• **STATED TASK**
The data below must be copied in full and without any change.

• **RECORDED DATA**
--- Begin ---
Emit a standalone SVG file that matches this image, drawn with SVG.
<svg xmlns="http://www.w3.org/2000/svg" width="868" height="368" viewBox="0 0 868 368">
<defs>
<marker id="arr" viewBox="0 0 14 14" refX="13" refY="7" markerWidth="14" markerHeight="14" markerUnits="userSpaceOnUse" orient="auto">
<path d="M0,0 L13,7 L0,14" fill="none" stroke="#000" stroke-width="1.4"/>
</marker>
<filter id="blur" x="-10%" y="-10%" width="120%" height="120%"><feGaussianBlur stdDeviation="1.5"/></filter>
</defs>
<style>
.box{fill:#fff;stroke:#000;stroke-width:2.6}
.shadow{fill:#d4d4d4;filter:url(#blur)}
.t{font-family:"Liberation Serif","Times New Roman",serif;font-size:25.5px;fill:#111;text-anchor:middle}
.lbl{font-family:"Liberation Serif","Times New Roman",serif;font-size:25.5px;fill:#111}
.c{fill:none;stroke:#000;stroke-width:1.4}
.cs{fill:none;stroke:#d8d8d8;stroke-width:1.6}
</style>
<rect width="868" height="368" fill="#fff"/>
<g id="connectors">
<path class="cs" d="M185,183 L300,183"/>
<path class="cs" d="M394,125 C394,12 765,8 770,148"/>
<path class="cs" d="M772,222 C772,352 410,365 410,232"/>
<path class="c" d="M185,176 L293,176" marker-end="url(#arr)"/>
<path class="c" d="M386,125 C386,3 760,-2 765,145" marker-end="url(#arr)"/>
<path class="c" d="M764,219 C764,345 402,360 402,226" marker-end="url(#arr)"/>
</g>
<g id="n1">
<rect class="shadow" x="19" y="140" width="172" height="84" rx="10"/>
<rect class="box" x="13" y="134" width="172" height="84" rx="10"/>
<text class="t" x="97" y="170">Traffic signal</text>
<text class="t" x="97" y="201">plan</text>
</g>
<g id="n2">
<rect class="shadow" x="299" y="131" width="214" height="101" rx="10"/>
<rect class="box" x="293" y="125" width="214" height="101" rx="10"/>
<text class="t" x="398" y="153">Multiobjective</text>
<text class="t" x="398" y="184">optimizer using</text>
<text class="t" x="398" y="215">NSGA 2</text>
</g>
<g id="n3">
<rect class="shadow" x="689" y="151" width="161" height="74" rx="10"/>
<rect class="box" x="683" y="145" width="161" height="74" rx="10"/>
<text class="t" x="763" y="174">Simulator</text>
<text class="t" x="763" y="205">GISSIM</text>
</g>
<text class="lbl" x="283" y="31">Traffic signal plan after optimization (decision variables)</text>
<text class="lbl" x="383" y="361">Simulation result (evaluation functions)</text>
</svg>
--- End ---
• **COMPLETED TASK**
Emit a standalone SVG file that matches this image, drawn with SVG.
<svg xmlns="http://www.w3.org/2000/svg" width="868" height="368" viewBox="0 0 868 368">
<defs>
<marker id="arr" viewBox="0 0 14 14" refX="13" refY="7" markerWidth="14" markerHeight="14" markerUnits="userSpaceOnUse" orient="auto">
<path d="M0,0 L13,7 L0,14" fill="none" stroke="#000" stroke-width="1.4"/>
</marker>
<filter id="blur" x="-10%" y="-10%" width="120%" height="120%"><feGaussianBlur stdDeviation="1.5"/></filter>
</defs>
<style>
.box{fill:#fff;stroke:#000;stroke-width:2.6}
.shadow{fill:#d4d4d4;filter:url(#blur)}
.t{font-family:"Liberation Serif","Times New Roman",serif;font-size:25.5px;fill:#111;text-anchor:middle}
.lbl{font-family:"Liberation Serif","Times New Roman",serif;font-size:25.5px;fill:#111}
.c{fill:none;stroke:#000;stroke-width:1.4}
.cs{fill:none;stroke:#d8d8d8;stroke-width:1.6}
</style>
<rect width="868" height="368" fill="#fff"/>
<g id="connectors">
<path class="cs" d="M185,183 L300,183"/>
<path class="cs" d="M394,125 C394,12 765,8 770,148"/>
<path class="cs" d="M772,222 C772,352 410,365 410,232"/>
<path class="c" d="M185,176 L293,176" marker-end="url(#arr)"/>
<path class="c" d="M386,125 C386,3 760,-2 765,145" marker-end="url(#arr)"/>
<path class="c" d="M764,219 C764,345 402,360 402,226" marker-end="url(#arr)"/>
</g>
<g id="n1">
<rect class="shadow" x="19" y="140" width="172" height="84" rx="10"/>
<rect class="box" x="13" y="134" width="172" height="84" rx="10"/>
<text class="t" x="97" y="170">Traffic signal</text>
<text class="t" x="97" y="201">plan</text>
</g>
<g id="n2">
<rect class="shadow" x="299" y="131" width="214" height="101" rx="10"/>
<rect class="box" x="293" y="125" width="214" height="101" rx="10"/>
<text class="t" x="398" y="153">Multiobjective</text>
<text class="t" x="398" y="184">optimizer using</text>
<text class="t" x="398" y="215">NSGA 2</text>
</g>
<g id="n3">
<rect class="shadow" x="689" y="151" width="161" height="74" rx="10"/>
<rect class="box" x="683" y="145" width="161" height="74" rx="10"/>
<text class="t" x="763" y="174">Simulator</text>
<text class="t" x="763" y="205">GISSIM</text>
</g>
<text class="lbl" x="283" y="31">Traffic signal plan after optimization (decision variables)</text>
<text class="lbl" x="383" y="361">Simulation result (evaluation functions)</text>
</svg>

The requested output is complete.